Deep down, though, they do love each other (or, as Alice would say, “we love our chuthers”). It's a complicated love, but then again, when is love easy? If you peel away some surface-level differences – they’re different species, for one – they actually have a surprising number of similarities.
They have both sneezed so hard that they've hit their head on the ground. They both love cheese and bread. They both express their lunatic side by running wildly around a room, destroying everything in their path. They love routines, comforts, and predictability. They both love being outside and getting filthy dirty. They make me and my wife laugh deep, tear-producing belly laughs. They are kind, sweet, and they are completely genuine at all times. They play hard, they work hard, and they love hardest of all.
Perhaps most unifying of their personality traits is that they share a complex relationship with affection, and although they seem totally at odds they’re both rooted in the same imperfect yearning for connection. Alice hugs and touches almost entirely on her own terms; usually when I (her own papa) ask if I can hug her, she’ll say sweetly, “Um, no thanks, maybe tomorrow, mkay?” Affection is vitally important to her, but it isn’t what propels her, feeds her soul, or typically what centers her when she’s off-kilter. She gets a lot of joy and nurture out of intimacy, but other driving forces are just as important to her nascent exploration of attachment and connection. We highly encourage this body autonomy and defend it, hard, with anyone who tries to force a hug or a tickle on her – it’s her body and she gets to set the rules.
Wynette, on the other hand, leaves it entirely up to us. She never asks for a scratch, a hug, or even loving attention. She’s not one of those dogs who backs up into you for a booty scratch, or paws at you to get a good rubbing behind the ears. She doesn’t come to us even when she has an itch so intense she’s flopping on the floor like a dying fish, or when she’s depressed that my wife left for work and could really use a cuddle. No, she demands nothing, which is why my wife and I have to seek it out. When the time is right, when we offer, she’ll lean into a scratch, a hug, a calm caress. It’s not that she doesn’t love affection – she wants nothing more than to sleep on our bed with us, after all. It’s that for whatever reason, she’s put it in our hands, a potentially lonely strategy when your human companions are busy caring for two small children.
I used to dream of Alice running wild with Wynette, spending her summers exploring creeks and chasing squirrels and all kinds of adventures that kids have with dogs in movies. I still dream of it, even now, or at least of Wynette sleeping curled up at the foot of Alice’s bed, the two of them going on walks together, taking life on as a team. If anything like that happens, we’re still years away from it, and that kind of parental patience can be tough. But I still believe that Wynette can truly be Alice’s dog.

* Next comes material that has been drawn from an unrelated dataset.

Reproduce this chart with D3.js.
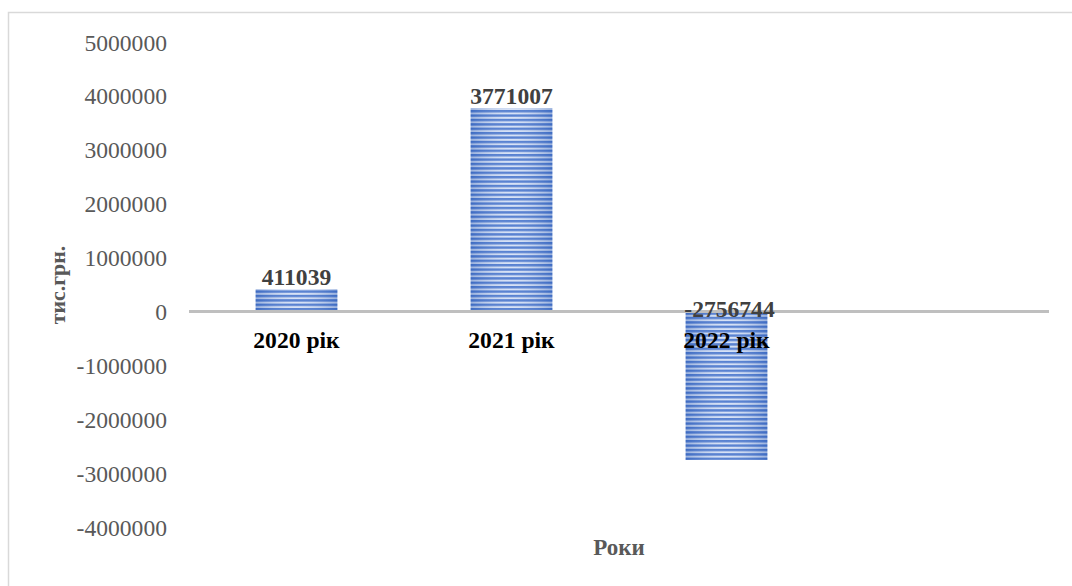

Being an inconsistent, emergent human being, Alice constantly tries to hug Wynette. She usually runs away, the toddler gets upset and pouts, and we point out to her that she doesn’t like random hugs like that either. She sort of gets it, in the way a child in the throes of the egotistical phase gets anything like that, but she torments the dog anyway. She chases behind and “plays” with her, completely unaware of the warning signs Wynette is giving off: tail tucked between her legs, head low, doe-eyed pleas for help.
And yet, the love runs deep. Alice speaks to her dog as though she were an equal conversational participant, asks her how her day was, and tells the dog about her adventures at preschool. Alice proudly shows every new outfit, hairdo, toenail polish, and pair of shoes to Wynette: “I’m gonna go show my dog!” Among her first words were “Wyna” (Wynette) and “Doo-too!” (good girl!). When Wynette rides along in the back of our little hatchback, Alice speaks to her the whole trip, and whenever we drop the dog off at the local doggy daycare, Alice tells her all about the fun she’s going to have playing with her furry friends.
And against all odds, Wynette loves Alice right back. It’s not as fierce and intense a love, but Alice is part of the pack, and the pack is sacred to a pup. Wynette just wants to love the humans in her life, and only wants to be loved back – it really is that simple for her. I never would have believed Wynette would emerge as a bastion of wisdom, but it’s almost exactly what’s happened: our formerly hyperactive dog – an animal that once had so much energy we had to walk her for two hours a day – has slowly morphed into a gentle, caring, and yes, wise old soul. She tolerates Alice because she’s part of the family, but she loves her because – and I do believe this – she sees the best in everyone, Alice included. Call it naiveté or call it sagacity, Wynette wants everyone who approaches her to be good. Alice is still working on earning her dog’s trust, and slowly but surely, my little girl is chipping away. The elegant simplicity of Wynette’s needs is beautiful, and Alice knows she has a dog with a beautiful soul.
The photo in our living room, a deceptively simple instance of affection, is the best of them both, most certainly the best of Alice’s treatment of her dog. I treasure it because it’s one of only a handful of occasions where their particular needs for affection aligned so perfectly that I could bask in the connection they were forging. They were both lost in love for one another, two complicated souls stealing a peaceful moment together before the insanity of life resumed.
It’s a beautiful love, it really is.